表紙 > 隠居からの手紙 > バックナンバーもくじ > 不快な一日(令和5年12月)
何をやってもうまくいかない日があります。
今日は、妻がデイサービスに行く日ですので、着替えを済ませ、薬や下着をバックに入れ準備が整いました。迎えの乗り合いの車が来たので、玄関を出ようとすると、用足しをしたいといいました。仕方なく、頭を下げて車に待ってもらいました。
思い立って、金婚式の時の集合写真を印刷に出そうと、USBメモリーに移そうとしたら、どうしてもUSBポートに挿し込めません。電気をつけて、虫眼鏡で両方を見ましたが、規格の違いではなさそうです。単に私のメモリーが古く、どこか変形してしまったようです。
庭の椅子にペンキを塗っています。昨日、さび落としをして、白いペンキで塗りました。今日は続きをやろうと、椅子の背中を持つと、昨日やったところがパラっと落ちました。古いペンキが浮いているのを剥がし損なっていたようです。
昼はソバにしようと、いつもいく蕎麦屋に行きました。改装で、ひと月休業と掲示が出ていました。
仕方がないので、駅前に行き、ビールが売り物の飯屋に入りました。お昼の定食とコーヒーを注文しました。食事が終わってもコーヒーがなかなか来ません、店員も私に注意を向けてくれません。仕方がないので、コーヒーはあきらめて帰ろうと立ち上がりました。気が付きました。私にだけおしぼりが来ていませんでした。
帰るとお寺の空き地に囲いを作っています。悪い予感がして、数日前に植えた、松の小さな苗木を探すと、見事に抜かれていました。
妻がデイサービスから帰ってきました。車椅子を押すと、左の車輪の空気が少なくなっています。ここのところよく抜けるので、レンタル会社に電話しました。住所と名前を告げると、画面に私たちとの契約が出たようです。そこで車いすの空気が抜けやすいことを訴えました。それからがいけません。どうやらマニュアルに従って質問しているようで、左右どちらの空気が抜けるのかとか、毎日どれぐらい使うのかとか細かいことを聞いてきます。その上、車いすの交換には一週間以上かかりますなどといいます。自転車の空気が抜けやすかった経験のある人は誰でもご存じのように、この場合、バルブかバルブについている虫ゴムを取り換えれば解決します。彼女の話をさえぎって、とにかく見に来てほしいとお願いして電話を切りました。
少し前の私なら、上のどの経験でも、イライラしたり怒ったと思います。
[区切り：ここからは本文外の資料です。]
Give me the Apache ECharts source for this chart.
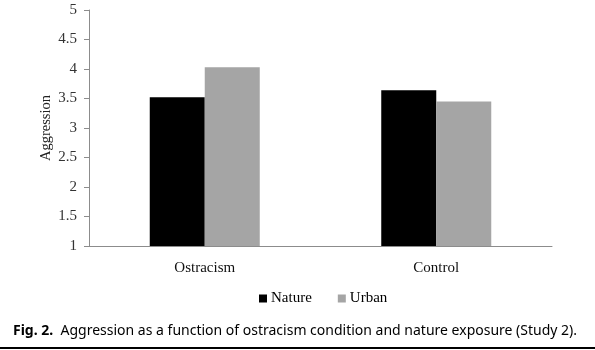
<!DOCTYPE html>
<html><head><meta charset="utf-8">
<script src="https://cdn.jsdelivr.net/npm/echarts@6/dist/echarts.min.js"></script>
<style>html,body{margin:0;padding:0;background:#fff}#c{width:595px;height:350px}</style>
</head><body><div id="c"></div>
<script>
const categories = ['Ostracism', 'Control'];
const natureValues = [3.52, 3.64];
const urbanValues = [4.03, 3.45];
const seriesNames = ['Nature', 'Urban'];
const yTicks = [1, 1.5, 2, 2.5, 3, 3.5, 4, 4.5, 5];
const yAxisTitle = 'Aggression';
const captionBold = 'Fig. 2.';
const captionText = 'Aggression as a function of ostracism condition and nature exposure (Study 2).';

const chart = echarts.init(document.getElementById('c'), null, {renderer: 'canvas'});
const serif = '"Liberation Serif", "Times New Roman", serif';
chart.setOption({
  animation: false,
  backgroundColor: '#fff',
  grid: {left: 89, right: 43, top: 10, bottom: 104, containLabel: false},
  legend: {
    data: seriesNames, top: 291, left: 259, padding: 0,
    itemWidth: 8, itemHeight: 8, itemGap: 26, icon: 'rect',
    textStyle: {fontFamily: serif, fontSize: 15, color: '#000', padding: [0,0,0,-1]}
  },
  xAxis: {
    type: 'category', data: categories,
    axisLine: {lineStyle: {color: '#8c8c8c', width: 1}},
    axisTick: {show: false},
    axisLabel: {fontFamily: serif, fontSize: 15, color: '#111', margin: 15}
  },
  yAxis: {
    type: 'value', min: 1, max: 5, interval: 0.5,
    name: yAxisTitle, nameLocation: 'middle', nameGap: 35, nameRotate: 90,
    nameMoveOverlap: false,
    nameTextStyle: {fontFamily: serif, fontSize: 14.5, color: '#222'},
    axisLine: {show: true, lineStyle: {color: '#8c8c8c', width: 1}},
    axisTick: {show: true, length: 5, lineStyle: {color: '#8c8c8c'}},
    splitLine: {show: false},
    axisLabel: {fontFamily: serif, fontSize: 15, color: '#333', margin: 12,
      formatter: v => yTicks.includes(v) ? String(v) : ''}
  },
  series: [
    {name: seriesNames[0], type: 'bar', data: natureValues, barWidth: 55, barGap: '0%',
     itemStyle: {color: '#000'}},
    {name: seriesNames[1], type: 'bar', data: urbanValues, barWidth: 55, barGap: '0%',
     itemStyle: {color: '#a5a5a5'}}
  ],
  graphic: [
    {type: 'text', left: 13, top: 324, style: {
      rich: {b: {fontFamily: '"Noto Sans", sans-serif', fontWeight: 'bold', fontSize: 14, fill: '#000'},
             n: {fontFamily: '"Noto Sans", sans-serif', fontSize: 14, fill: '#000'}},
      text: '{b|' + captionBold + '}{n|  ' + captionText + '}'
    }},
    {type: 'rect', shape: {x: 0, y: 347, width: 595, height: 2}, style: {fill: '#000'}}
  ]
});
</script></body></html>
それが年の功ですか、意外に冷静でした。というより、体力がなくなり、イライラしたり怒ったりが面倒だったのかもしれません。
近頃、年寄りがコンビニなどの店員を理不尽に怒鳴ることが話題になっています。カスハラというそうです。どうやらこれは、変化についていけない老人が、昔と違う店の対応にイライラして怒鳴るのではないかと思います。
店員さんには気の毒ですが、私から見ると、体力の余っている不逞老人が羨ましく見えます。でも、年相応に衰えた自分をありがたくも思っています。